* Given problem: Below is a listing to write out in full, exactly as given, without its pictures.

* Provided material:
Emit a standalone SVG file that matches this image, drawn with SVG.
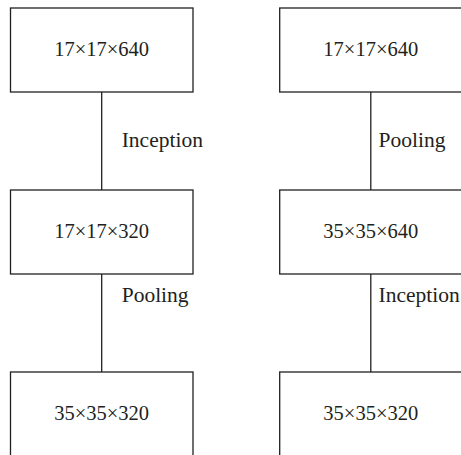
<svg xmlns="http://www.w3.org/2000/svg" width="461" height="455" viewBox="0 0 461 455">
  <style>
    .box { fill: #ffffff; stroke: #231f20; stroke-width: 1.3; }
    .link { stroke: #231f20; stroke-width: 1.3; fill: none; }
    .t { font-family: "Liberation Serif", "Times New Roman", serif; font-size: 20.5px; fill: #231f20; }
    .lbl { font-size: 21.5px; }
    .c { text-anchor: middle; }
  </style>
  <rect width="461" height="455" fill="#ffffff"/>

  <!-- connectors with their operation labels -->
  <g id="connectors">
    <line class="link" x1="101.7" y1="92" x2="101.7" y2="190"/>
    <line class="link" x1="101.7" y1="274" x2="101.7" y2="372"/>
    <line class="link" x1="370.8" y1="92" x2="370.8" y2="190"/>
    <line class="link" x1="370.8" y1="274" x2="370.8" y2="372"/>
    <text class="t lbl" x="121.7" y="147">Inception</text>
    <text class="t lbl" x="121.7" y="302">Pooling</text>
    <text class="t lbl" x="378.5" y="147">Pooling</text>
    <text class="t lbl" x="378.5" y="302">Inception</text>
  </g>

  <!-- left column -->
  <g id="l1">
    <rect class="box" x="10.5" y="8" width="182.5" height="84"/>
    <text class="t c" x="101.7" y="56">17×17×640</text>
  </g>
  <g id="l2">
    <rect class="box" x="10.5" y="190" width="182.5" height="84"/>
    <text class="t c" x="101.7" y="238">17×17×320</text>
  </g>
  <g id="l3">
    <rect class="box" x="10.5" y="372" width="182.5" height="100"/>
    <text class="t c" x="101.7" y="420">35×35×320</text>
  </g>

  <!-- right column -->
  <g id="r1">
    <rect class="box" x="279.7" y="8" width="182.5" height="84"/>
    <text class="t c" x="370.8" y="56">17×17×640</text>
  </g>
  <g id="r2">
    <rect class="box" x="279.7" y="190" width="182.5" height="84"/>
    <text class="t c" x="370.8" y="238">35×35×640</text>
  </g>
  <g id="r3">
    <rect class="box" x="279.7" y="372" width="182.5" height="100"/>
    <text class="t c" x="370.8" y="420">35×35×320</text>
  </g>
</svg>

* Response below:
Emit a standalone SVG file that matches this image, drawn with SVG.
<svg xmlns="http://www.w3.org/2000/svg" width="461" height="455" viewBox="0 0 461 455">
  <style>
    .box { fill: #ffffff; stroke: #231f20; stroke-width: 1.3; }
    .link { stroke: #231f20; stroke-width: 1.3; fill: none; }
    .t { font-family: "Liberation Serif", "Times New Roman", serif; font-size: 20.5px; fill: #231f20; }
    .lbl { font-size: 21.5px; }
    .c { text-anchor: middle; }
  </style>
  <rect width="461" height="455" fill="#ffffff"/>

  <!-- connectors with their operation labels -->
  <g id="connectors">
    <line class="link" x1="101.7" y1="92" x2="101.7" y2="190"/>
    <line class="link" x1="101.7" y1="274" x2="101.7" y2="372"/>
    <line class="link" x1="370.8" y1="92" x2="370.8" y2="190"/>
    <line class="link" x1="370.8" y1="274" x2="370.8" y2="372"/>
    <text class="t lbl" x="121.7" y="147">Inception</text>
    <text class="t lbl" x="121.7" y="302">Pooling</text>
    <text class="t lbl" x="378.5" y="147">Pooling</text>
    <text class="t lbl" x="378.5" y="302">Inception</text>
  </g>

  <!-- left column -->
  <g id="l1">
    <rect class="box" x="10.5" y="8" width="182.5" height="84"/>
    <text class="t c" x="101.7" y="56">17×17×640</text>
  </g>
  <g id="l2">
    <rect class="box" x="10.5" y="190" width="182.5" height="84"/>
    <text class="t c" x="101.7" y="238">17×17×320</text>
  </g>
  <g id="l3">
    <rect class="box" x="10.5" y="372" width="182.5" height="100"/>
    <text class="t c" x="101.7" y="420">35×35×320</text>
  </g>

  <!-- right column -->
  <g id="r1">
    <rect class="box" x="279.7" y="8" width="182.5" height="84"/>
    <text class="t c" x="370.8" y="56">17×17×640</text>
  </g>
  <g id="r2">
    <rect class="box" x="279.7" y="190" width="182.5" height="84"/>
    <text class="t c" x="370.8" y="238">35×35×640</text>
  </g>
  <g id="r3">
    <rect class="box" x="279.7" y="372" width="182.5" height="100"/>
    <text class="t c" x="370.8" y="420">35×35×320</text>
  </g>
</svg>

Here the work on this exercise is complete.